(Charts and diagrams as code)
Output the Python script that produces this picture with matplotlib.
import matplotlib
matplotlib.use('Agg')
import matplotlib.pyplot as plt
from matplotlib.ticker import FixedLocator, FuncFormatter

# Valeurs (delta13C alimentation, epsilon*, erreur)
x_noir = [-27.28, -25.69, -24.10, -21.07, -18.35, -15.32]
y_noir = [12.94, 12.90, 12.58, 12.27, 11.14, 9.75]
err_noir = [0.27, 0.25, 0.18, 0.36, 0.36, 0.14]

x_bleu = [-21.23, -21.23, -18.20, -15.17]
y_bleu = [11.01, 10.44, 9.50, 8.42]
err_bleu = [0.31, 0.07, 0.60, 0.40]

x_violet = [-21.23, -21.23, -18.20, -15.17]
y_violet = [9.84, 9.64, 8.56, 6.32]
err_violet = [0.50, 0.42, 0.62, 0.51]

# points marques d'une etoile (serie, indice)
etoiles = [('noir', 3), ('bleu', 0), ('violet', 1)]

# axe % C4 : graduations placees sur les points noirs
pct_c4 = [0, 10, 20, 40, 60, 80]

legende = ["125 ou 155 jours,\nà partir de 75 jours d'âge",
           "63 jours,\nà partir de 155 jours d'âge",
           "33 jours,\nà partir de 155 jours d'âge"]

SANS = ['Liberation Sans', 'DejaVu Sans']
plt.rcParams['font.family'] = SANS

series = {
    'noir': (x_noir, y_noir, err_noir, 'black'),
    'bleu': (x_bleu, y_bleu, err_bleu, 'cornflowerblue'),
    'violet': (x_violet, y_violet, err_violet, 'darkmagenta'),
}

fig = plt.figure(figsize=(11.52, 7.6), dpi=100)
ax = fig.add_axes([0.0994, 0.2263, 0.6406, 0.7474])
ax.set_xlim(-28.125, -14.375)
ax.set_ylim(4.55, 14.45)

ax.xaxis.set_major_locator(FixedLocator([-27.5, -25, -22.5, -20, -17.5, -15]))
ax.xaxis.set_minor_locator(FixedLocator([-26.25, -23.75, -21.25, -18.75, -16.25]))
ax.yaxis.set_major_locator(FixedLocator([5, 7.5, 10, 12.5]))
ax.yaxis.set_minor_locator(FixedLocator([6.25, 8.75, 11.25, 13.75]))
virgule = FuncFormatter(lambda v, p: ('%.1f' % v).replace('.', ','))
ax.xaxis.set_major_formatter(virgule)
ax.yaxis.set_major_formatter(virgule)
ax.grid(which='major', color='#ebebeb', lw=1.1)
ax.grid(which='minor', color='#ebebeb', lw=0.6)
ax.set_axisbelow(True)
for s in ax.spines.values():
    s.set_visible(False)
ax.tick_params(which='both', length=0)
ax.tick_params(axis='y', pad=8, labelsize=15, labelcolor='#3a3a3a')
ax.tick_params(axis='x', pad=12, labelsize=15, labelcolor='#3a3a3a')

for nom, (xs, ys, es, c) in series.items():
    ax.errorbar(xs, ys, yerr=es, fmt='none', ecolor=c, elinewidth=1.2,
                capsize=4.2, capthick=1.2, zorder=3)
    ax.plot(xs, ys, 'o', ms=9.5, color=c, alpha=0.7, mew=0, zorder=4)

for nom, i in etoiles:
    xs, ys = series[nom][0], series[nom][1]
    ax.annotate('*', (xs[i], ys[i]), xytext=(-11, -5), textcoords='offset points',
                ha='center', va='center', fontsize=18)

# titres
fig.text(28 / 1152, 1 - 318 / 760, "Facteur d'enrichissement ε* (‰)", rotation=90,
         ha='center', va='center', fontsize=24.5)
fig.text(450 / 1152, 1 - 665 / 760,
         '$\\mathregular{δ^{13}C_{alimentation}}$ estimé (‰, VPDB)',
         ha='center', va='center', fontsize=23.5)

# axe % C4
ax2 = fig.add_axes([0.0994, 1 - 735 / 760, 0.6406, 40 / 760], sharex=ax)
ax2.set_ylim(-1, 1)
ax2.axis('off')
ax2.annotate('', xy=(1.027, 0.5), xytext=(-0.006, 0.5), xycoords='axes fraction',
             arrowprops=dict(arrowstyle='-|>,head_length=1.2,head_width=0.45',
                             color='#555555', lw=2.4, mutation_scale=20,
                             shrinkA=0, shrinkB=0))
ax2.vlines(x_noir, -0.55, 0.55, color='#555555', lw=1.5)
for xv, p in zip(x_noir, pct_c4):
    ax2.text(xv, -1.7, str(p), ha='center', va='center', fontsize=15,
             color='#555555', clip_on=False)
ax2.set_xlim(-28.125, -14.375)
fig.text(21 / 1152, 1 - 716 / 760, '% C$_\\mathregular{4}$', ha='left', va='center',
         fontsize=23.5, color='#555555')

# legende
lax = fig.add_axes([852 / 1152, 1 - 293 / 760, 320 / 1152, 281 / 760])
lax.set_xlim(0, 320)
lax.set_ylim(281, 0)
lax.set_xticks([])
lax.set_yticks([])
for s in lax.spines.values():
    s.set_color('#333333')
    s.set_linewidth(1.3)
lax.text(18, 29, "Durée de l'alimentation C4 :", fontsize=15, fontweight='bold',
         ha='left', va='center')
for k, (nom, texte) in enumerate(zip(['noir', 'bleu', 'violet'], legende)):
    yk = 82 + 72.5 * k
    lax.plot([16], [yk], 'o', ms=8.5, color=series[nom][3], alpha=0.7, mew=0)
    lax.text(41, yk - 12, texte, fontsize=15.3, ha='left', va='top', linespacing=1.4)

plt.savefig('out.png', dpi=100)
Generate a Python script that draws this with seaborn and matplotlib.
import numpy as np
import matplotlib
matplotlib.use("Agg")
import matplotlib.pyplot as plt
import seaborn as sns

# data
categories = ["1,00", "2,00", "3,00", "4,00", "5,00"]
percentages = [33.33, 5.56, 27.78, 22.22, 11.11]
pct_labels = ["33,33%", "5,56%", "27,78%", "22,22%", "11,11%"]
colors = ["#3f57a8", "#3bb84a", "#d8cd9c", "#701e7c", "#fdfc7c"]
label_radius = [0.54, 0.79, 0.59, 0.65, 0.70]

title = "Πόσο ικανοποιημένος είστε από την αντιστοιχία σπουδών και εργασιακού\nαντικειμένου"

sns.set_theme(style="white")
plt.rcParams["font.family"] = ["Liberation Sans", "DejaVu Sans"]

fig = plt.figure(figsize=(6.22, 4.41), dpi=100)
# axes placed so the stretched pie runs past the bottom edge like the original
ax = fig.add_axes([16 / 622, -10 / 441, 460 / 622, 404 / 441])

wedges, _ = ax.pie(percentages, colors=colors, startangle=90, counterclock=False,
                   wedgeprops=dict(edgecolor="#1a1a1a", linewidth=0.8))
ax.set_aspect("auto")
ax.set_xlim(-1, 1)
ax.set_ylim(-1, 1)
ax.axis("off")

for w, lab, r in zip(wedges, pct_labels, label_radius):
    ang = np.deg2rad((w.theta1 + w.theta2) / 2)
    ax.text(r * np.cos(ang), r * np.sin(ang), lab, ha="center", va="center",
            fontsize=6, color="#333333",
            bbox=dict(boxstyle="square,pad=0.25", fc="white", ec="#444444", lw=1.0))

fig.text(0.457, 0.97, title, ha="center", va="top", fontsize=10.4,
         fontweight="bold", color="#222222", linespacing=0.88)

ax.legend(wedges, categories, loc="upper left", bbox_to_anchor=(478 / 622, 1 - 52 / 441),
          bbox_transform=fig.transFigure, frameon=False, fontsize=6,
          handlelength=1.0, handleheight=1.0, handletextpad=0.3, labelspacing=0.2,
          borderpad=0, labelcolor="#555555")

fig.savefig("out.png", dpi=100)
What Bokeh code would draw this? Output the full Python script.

▶ GIVEN EXERCISE
Only a number is wanted: how many lines contain "with"?

▶ FULL ANSWER
2